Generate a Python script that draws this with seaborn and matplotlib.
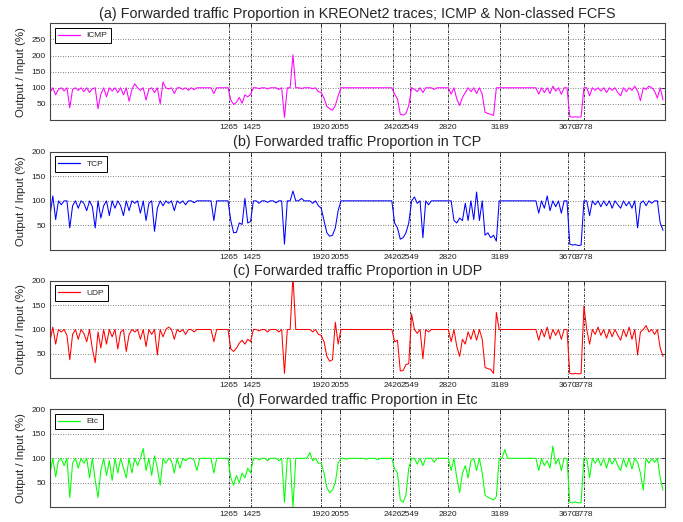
import numpy as np
import pandas as pd
import matplotlib
matplotlib.use("Agg")
import matplotlib.pyplot as plt
from matplotlib.lines import Line2D
import seaborn as sns

# ---------------- data ----------------
# sample positions (trace index), every 20 samples from 0 to 4340
X = np.arange(0, 4341, 20)

EVENT_TICKS = [1265, 1425, 1920, 2055, 2426, 2549, 2820, 3189, 3670, 3778]

ICMP = [
    85, 100, 78, 95, 100, 90, 100, 38, 95, 100,        # 0-180
    92, 100, 88, 100, 85, 97, 100, 35, 80, 100,        # 200-380
    72, 100, 90, 100, 85, 100, 78, 100, 58, 95,        # 400-580
    112, 100, 92, 100, 62, 95, 100, 85, 100, 50,       # 600-780
    118, 100, 96, 100, 82, 100, 100, 95, 100, 92,      # 800-980
    100, 94, 100, 100, 100, 100, 100, 100, 82, 100,    # 1000-1180
    100, 100, 100, 100, 62, 48, 55, 70, 52, 78,        # 1200-1380
    72, 80, 100, 100, 97, 100, 100, 96, 100, 100,      # 1400-1580
    100, 95, 100, 8, 100, 100, 202, 100, 100, 98,      # 1600-1780
    100, 100, 100, 97, 100, 88, 85, 68, 42, 35,        # 1800-1980
    30, 45, 75, 100, 100, 100, 100, 100, 100, 100,     # 2000-2180
    100, 100, 100, 100, 100, 100, 100, 100, 100, 100,  # 2200-2380
    100, 100, 80, 65, 18, 15, 20, 45, 100, 95,         # 2400-2580
    88, 100, 85, 100, 100, 100, 95, 100, 100, 100,     # 2600-2780
    100, 100, 80, 100, 65, 45, 70, 85, 100, 88,        # 2800-2980
    100, 82, 100, 80, 24, 20, 18, 14, 100, 100,        # 3000-3180
    100, 100, 100, 100, 100, 100, 100, 100, 100, 100,  # 3200-3380
    100, 100, 100, 80, 100, 85, 100, 82, 105, 90,      # 3400-3580
    100, 80, 100, 100, 10, 9, 10, 9, 10, 100,          # 3600-3780
    100, 75, 100, 92, 100, 90, 100, 85, 100, 92,       # 3800-3980
    100, 85, 75, 100, 88, 100, 92, 105, 90, 60,        # 4000-4180
    100, 95, 105, 100, 90, 68, 100, 62,                # 4200-4340
]

TCP = [
    70, 110, 62, 100, 92, 100, 100, 45, 90, 100,
    85, 100, 95, 80, 100, 88, 45, 100, 65, 90,
    100, 70, 100, 85, 100, 90, 70, 100, 80, 100,
    95, 100, 75, 100, 60, 95, 100, 38, 85, 100,
    90, 100, 95, 100, 80, 100, 95, 100, 92, 100,
    100, 96, 100, 100, 100, 100, 100, 100, 60, 100,
    100, 100, 100, 100, 60, 35, 36, 55, 52, 105,
    55, 58, 100, 100, 95, 100, 100, 97, 100, 100,
    96, 100, 100, 12, 100, 100, 120, 100, 100, 105,
    100, 100, 100, 95, 100, 90, 85, 60, 35, 28,
    30, 45, 80, 100, 100, 100, 100, 100, 100, 100,
    100, 100, 100, 100, 100, 100, 100, 100, 100, 100,
    100, 100, 55, 45, 22, 25, 35, 55, 100, 108,
    95, 100, 25, 100, 92, 100, 100, 100, 100, 100,
    100, 100, 100, 60, 55, 65, 60, 95, 60, 100,
    62, 118, 60, 100, 30, 35, 25, 30, 18, 100,
    100, 100, 100, 100, 100, 100, 100, 100, 100, 100,
    100, 100, 100, 75, 100, 85, 110, 80, 100, 88,
    100, 75, 100, 100, 12, 10, 11, 9, 10, 100,
    100, 70, 100, 92, 100, 88, 100, 90, 100, 85,
    100, 92, 85, 100, 90, 98, 85, 100, 45, 95,
    100, 90, 100, 95, 100, 100, 55, 40,
]

UDP = [
    75, 105, 70, 100, 95, 100, 88, 38, 90, 100,
    80, 100, 92, 75, 100, 60, 32, 95, 62, 100,
    70, 100, 85, 100, 60, 95, 100, 55, 90, 100,
    95, 100, 80, 100, 65, 100, 90, 100, 48, 100,
    85, 100, 105, 100, 80, 100, 95, 100, 90, 100,
    100, 95, 100, 100, 100, 100, 100, 100, 75, 100,
    100, 100, 100, 100, 60, 55, 62, 72, 78, 70,
    80, 75, 100, 100, 97, 100, 100, 95, 100, 100,
    100, 95, 100, 10, 100, 100, 210, 100, 100, 100,
    100, 100, 100, 95, 100, 90, 88, 75, 45, 35,
    38, 115, 70, 100, 100, 100, 100, 100, 100, 100,
    100, 100, 100, 100, 100, 100, 100, 100, 100, 100,
    100, 100, 75, 78, 15, 16, 28, 30, 132, 100,
    92, 100, 40, 100, 95, 100, 100, 100, 100, 100,
    100, 100, 75, 100, 65, 45, 80, 70, 95, 80,
    100, 78, 100, 80, 22, 20, 18, 10, 135, 100,
    100, 100, 100, 100, 100, 100, 100, 100, 100, 100,
    100, 100, 100, 78, 100, 85, 105, 80, 100, 88,
    100, 80, 100, 100, 10, 9, 10, 9, 10, 148,
    100, 70, 100, 90, 105, 88, 100, 82, 100, 85,
    100, 88, 78, 100, 85, 105, 80, 100, 48, 95,
    100, 108, 95, 100, 90, 100, 62, 45,
]

ETC = [
    70, 100, 62, 95, 100, 85, 100, 20, 90, 100,
    80, 100, 90, 100, 60, 100, 55, 20, 75, 100,
    65, 95, 55, 100, 70, 100, 80, 60, 100, 70,
    100, 85, 100, 120, 75, 100, 65, 105, 80, 45,
    100, 90, 100, 95, 70, 100, 80, 100, 95, 100,
    100, 96, 75, 100, 100, 100, 100, 100, 70, 100,
    100, 100, 100, 100, 60, 45, 65, 50, 70, 60,
    80, 70, 100, 100, 97, 100, 100, 95, 100, 100,
    100, 95, 100, 10, 100, 100, 0, 100, 100, 100,
    100, 100, 112, 95, 100, 90, 90, 70, 40, 30,
    35, 50, 90, 100, 100, 98, 100, 100, 100, 100,
    100, 100, 98, 100, 100, 100, 97, 100, 100, 100,
    100, 100, 78, 70, 15, 10, 25, 80, 100, 100,
    88, 100, 85, 100, 100, 100, 92, 100, 100, 100,
    100, 100, 75, 100, 60, 30, 70, 85, 60, 95,
    100, 75, 100, 70, 25, 20, 18, 15, 22, 100,
    100, 118, 100, 100, 100, 100, 100, 100, 100, 100,
    100, 100, 100, 75, 100, 85, 95, 80, 125, 88,
    100, 75, 100, 100, 10, 9, 11, 9, 10, 100,
    100, 60, 100, 90, 100, 85, 100, 80, 100, 88,
    100, 85, 75, 100, 82, 100, 78, 100, 92, 70,
    35, 100, 90, 100, 92, 100, 60, 35,
]

TITLES = [
    "(a) Forwarded traffic Proportion in KREONet2 traces; ICMP & Non-classed FCFS",
    "(b) Forwarded traffic Proportion in TCP",
    "(c) Forwarded traffic Proportion in UDP",
    "(d) Forwarded traffic Proportion in Etc",
]
LABELS = ["ICMP", "TCP", "UDP", "Etc"]
SERIES = [ICMP, TCP, UDP, ETC]
COLORS = ["#ff00ff", "#0000ff", "#ff0000", "#00ff00"]
YMAX = [300, 200, 200, 200]
YTICKS = [[50, 100, 150, 200, 250], [50, 100, 150, 200],
          [50, 100, 150, 200], [50, 100, 150, 200]]
YLABEL = "Output / Input (%)"

# ---------------- figure ----------------
sns.set_theme(style="white")
plt.rcParams["font.family"] = ["Liberation Sans", "DejaVu Sans"]

fig = plt.figure(figsize=(6.83, 5.22), dpi=100)
W, H = 683.0, 522.0
left_px, right_px = 50.0, 665.0
panels_px = [(23.3, 120.0), (151.7, 250.0), (280.7, 378.3), (409.3, 507.3)]

for i, (top, bot) in enumerate(panels_px):
    ax = fig.add_axes([left_px / W, 1 - bot / H, (right_px - left_px) / W, (bot - top) / H])
    df = pd.DataFrame({"x": X, "y": SERIES[i]})
    sns.lineplot(data=df, x="x", y="y", ax=ax, color=COLORS[i], lw=0.75,
                 estimator=None, sort=False, legend=False)
    ax.set_xlim(0, 4354)
    ax.set_ylim(0, YMAX[i])
    ax.set_yticks(YTICKS[i])
    ax.set_xticks(EVENT_TICKS)
    ax.set_xticklabels([str(t) for t in EVENT_TICKS])
    ax.tick_params(axis="both", direction="in", length=3, width=0.6,
                   labelsize=6, top=True, right=True, pad=3, colors="#222222")
    for s in ax.spines.values():
        s.set_color("#444444")
        s.set_linewidth(0.8)
    ax.yaxis.grid(True, linestyle=(0, (1, 2)), color="#555555", lw=0.6)
    ax.xaxis.grid(True, linestyle=(0, (3, 1.5, 1, 1.5)), color="#111111", lw=0.6)
    ax.set_axisbelow(True)
    ax.set_xlabel("")
    ax.set_ylabel(YLABEL, fontsize=8.2, labelpad=4)
    ax.set_title(TITLES[i], fontsize=10.4, pad=4)
    handle = Line2D([], [], color=COLORS[i], lw=0.9)
    leg = ax.legend(handles=[handle], labels=[LABELS[i]], loc="upper left",
                    fontsize=6, frameon=True, fancybox=False,
                    framealpha=1, edgecolor="black", handlelength=2.6,
                    borderpad=0.45, borderaxespad=0.55, handletextpad=0.8)
    leg.get_frame().set_linewidth(0.7)

fig.savefig("out.png", dpi=100)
- - - - -
» **THE REQUEST**
Restate exactly, please, only the lines between the start of the data and the line containing "3189, 3670, 3778]", both ends included, skipping the pictures.

» **EXERCISE ANSWER**
Generate a Python script that draws this with seaborn and matplotlib.
import numpy as np
import pandas as pd
import matplotlib
matplotlib.use("Agg")
import matplotlib.pyplot as plt
from matplotlib.lines import Line2D
import seaborn as sns

# ---------------- data ----------------
# sample positions (trace index), every 20 samples from 0 to 4340
X = np.arange(0, 4341, 20)

EVENT_TICKS = [1265, 1425, 1920, 2055, 2426, 2549, 2820, 3189, 3670, 3778]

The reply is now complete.